Potrzebne - mrożone pomidory, szczypiorek (mrożony, świeży), czosnek, sól, pieprz, oliwa.

Ważne - zamrożone pomidory zalewamy wrzątkiem - na momencik, w sumie zalewamy i od razu na sitko. Skóra schodzi sama :)

syrop z mniszka

Syrop z mniszka

1. proporcje:

na 500 kwiatów - 1 litr wody - 1 kg cukru - minimum 1 cytryna

Kwiaty zbieramy w miejscach bezpiecznych (żadne tam z rowów przy drodze !!!!) - najlepiej z własnego trawnika bo wiemy czy zastosowano oprysk czy nie.

Czynności:

- zalać kwiaty zimną wodą (ilość taka jak wychodzi z podanych proporcji)

- postawić na mały gaz

- podgrzewać (~ 15 min) aż się zrobi dobrze gorące (nie gotować!)

- odstawić na dobę

- odcisnąć

- dodać cukier (trzcinowy najlepszy - biały sobie darujmy)  i gotować do uzyskania postaci syropu

- dodać sok z cytryny

- do słoiczków (dla bezpieczeństwa pasteryzować ok. 15 min)

W wersji dla dorosłych - 50/50 syrop ze spirytusem lub wersja light z wódką białą.

Suszone pomidory w oliwie - pomidory, ocet, czosnek, oliwa rzepakowa

 

1. Ważne - potrzebujemy odmiany tzw. suszeniaki - kwalifikujące się do suszenia (grube ścianki, mało galaretki no i smak!).
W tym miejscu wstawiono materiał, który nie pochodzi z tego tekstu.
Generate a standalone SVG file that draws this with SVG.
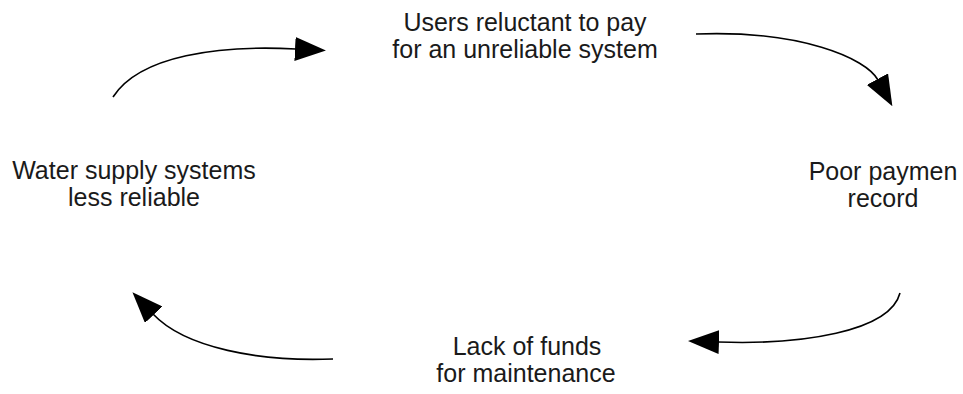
<svg xmlns="http://www.w3.org/2000/svg" width="963" height="394" viewBox="0 0 963 394">
  <style>
    .lbl { font-family: "Liberation Sans", Arial, sans-serif; font-size: 25px; fill: #1a1a1a; text-anchor: middle; }
    .arc { fill: none; stroke: #000; stroke-width: 1.6; }
  </style>
  <defs>
    <marker id="ah" viewBox="0 0 31 24" markerWidth="31" markerHeight="24" refX="1" refY="12" orient="auto" markerUnits="userSpaceOnUse">
      <path d="M0,0 L31,12 L0,24 z" fill="#000"/>
    </marker>
  </defs>
  <rect width="963" height="394" fill="#fff"/>
  <g id="connectors">
    <path class="arc" d="M113,97 C140,55 220,45 296,49" marker-end="url(#ah)"/>
    <path class="arc" d="M696,34 C800,30 866,58 878,80" marker-end="url(#ah)"/>
    <path class="arc" d="M900,293 C890,332 800,345 718,342" marker-end="url(#ah)"/>
    <path class="arc" d="M333,359 C260,362 185,348 153,314" marker-end="url(#ah)"/>
  </g>
  <g id="users">
    <text class="lbl" x="525" y="31">Users reluctant to pay</text>
    <text class="lbl" x="525" y="58">for an unreliable system</text>
  </g>
  <g id="payment">
    <text class="lbl" x="883" y="180">Poor paymen</text>
    <text class="lbl" x="883" y="207">record</text>
  </g>
  <g id="funds">
    <text class="lbl" x="527" y="355">Lack of funds</text>
    <text class="lbl" x="526" y="382">for maintenance</text>
  </g>
  <g id="water">
    <text class="lbl" x="134" y="179">Water supply systems</text>
    <text class="lbl" x="134" y="206">less reliable</text>
  </g>
</svg>
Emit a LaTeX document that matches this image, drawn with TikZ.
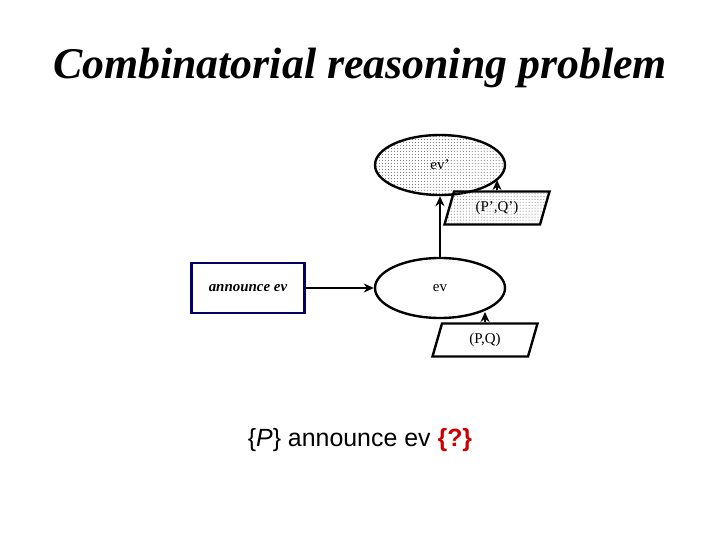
\documentclass[tikz,border=0pt]{standalone}
\usepackage{fontspec}
\setmainfont{Liberation Serif}
\setsansfont{Liberation Sans}
\usetikzlibrary{shapes.geometric,arrows.meta,patterns,positioning}
\tikzset{
    event/.style={draw, line width=2.4pt, ellipse, minimum width=130bp, minimum height=60bp, inner sep=0pt},
    pair/.style={draw, line width=2.4pt, trapezium, trapezium left angle=55, trapezium right angle=125,
        trapezium stretches body, minimum width=105bp, minimum height=33bp, inner sep=0pt},
    dotted fill/.style={pattern=dots, pattern color=black!60},
    flow/.style={-{Stealth[length=10bp,width=9bp]}, line width=2.4pt}
}
\begin{document}
\begin{tikzpicture}[x=1bp, y=-1bp]
        \useasboundingbox (0,0) rectangle (720,540);

        % title
        \node[font=\fontsize{44}{48}\selectfont\bfseries\itshape] (title) at (360,68) {Combinatorial reasoning problem};

        % events
        \node[event, dotted fill, font=\fontsize{15}{17}\selectfont] (evp) at (440,165) {ev'};
        \node[event, font=\fontsize{15}{17}\selectfont] (ev) at (440,288) {ev};

        % pairs
        \node[pair, dotted fill, font=\fontsize{15}{17}\selectfont] (pqp) at (497,208) {(P',Q')};
        \node[pair, font=\fontsize{15}{17}\selectfont] (pq) at (485,340) {(P,Q)};

        % action
        \node[draw=blue!40!black, line width=2.6pt, minimum width=113bp, minimum height=50bp,
            font=\fontsize{15}{17}\selectfont\bfseries\itshape] (ann) at (248,288) {announce ev};

        % arrows
        \draw[flow] (ann.east) -- (ev.west);
        \draw[flow] (ev.north) -- (evp.south);
        \draw[flow] (pqp.north -| 497,0) -- (497,180);
        \draw[flow] (pq.north -| 485,0) -- (485,312);

        % triple
        \node[font=\fontsize{25}{29}\selectfont\sffamily] (triple) at (360,440)
            {\{\textit{P}\} announce ev \textcolor{red!80!black}{\textbf{\{?\}}}};
\end{tikzpicture}
\end{document}
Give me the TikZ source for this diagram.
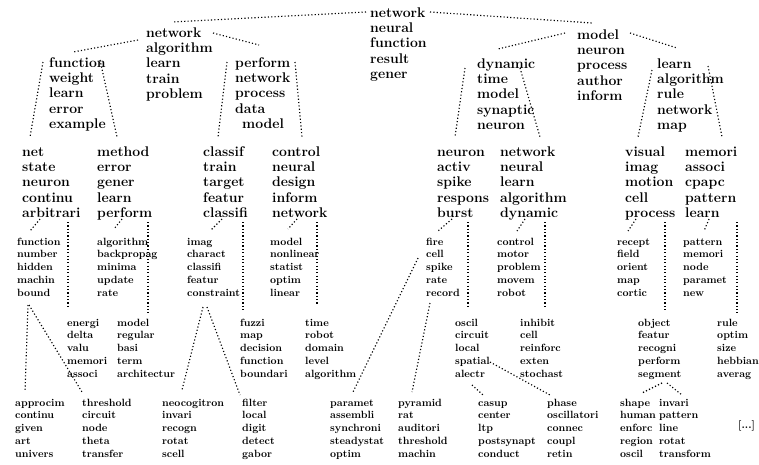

Jest kilka doskonałych: odmian: Aurija, Aly Mustang, Kasanova, Eros (to ten żółty). Często do suszenia wybierana jest Roma (ja nie przepadam, uzyskuje się cienkie płaty).

Czynności:

- pomidory kroimy na pół - wywalamy galaretkę

- solimy i zostawiamy na pół godziny

- ściereczką odsączamy z wody ---> i do piekarnika (temperatura ~70*, drzwiczki uchylone)

- obracamy co pewien czas

- wysuszone są wtedy kiedy brzegi się pomarszczą, ale pomidor jest nadal elastyczny - proces trochę trwa. Nie lubię suszyć w suszarce - zawsze zapomnę i wióry wychodzą.

- wysuszone pomidory skrapiamy octem - łyżka stołowa na mniej więcej pół kg

- olej do rondelka - podgrzewamy

- do niego mnóstwo czosnku!!!!, pokrojony w plasterki - wrzucić i zdjąć z ognia. Innych przypraw nie używam - zmieniają smak, a nie lubię. jesli sezon jest taki, że pomidory nie są dostatecznie słodkie  - czasami dodam szczyptę cukru.

- do słoika warstwa pomidorów - zalać oliwą - znowu warstwa itd. Oliwy ma być tyle, aby przykryła pomidory min 1 cm

Na dłuższe przechowywanie słoiki pasteryzuję.

Nie tylko do dań, ale przede wszystkim na zimowe kanapki. Pyszne!!!!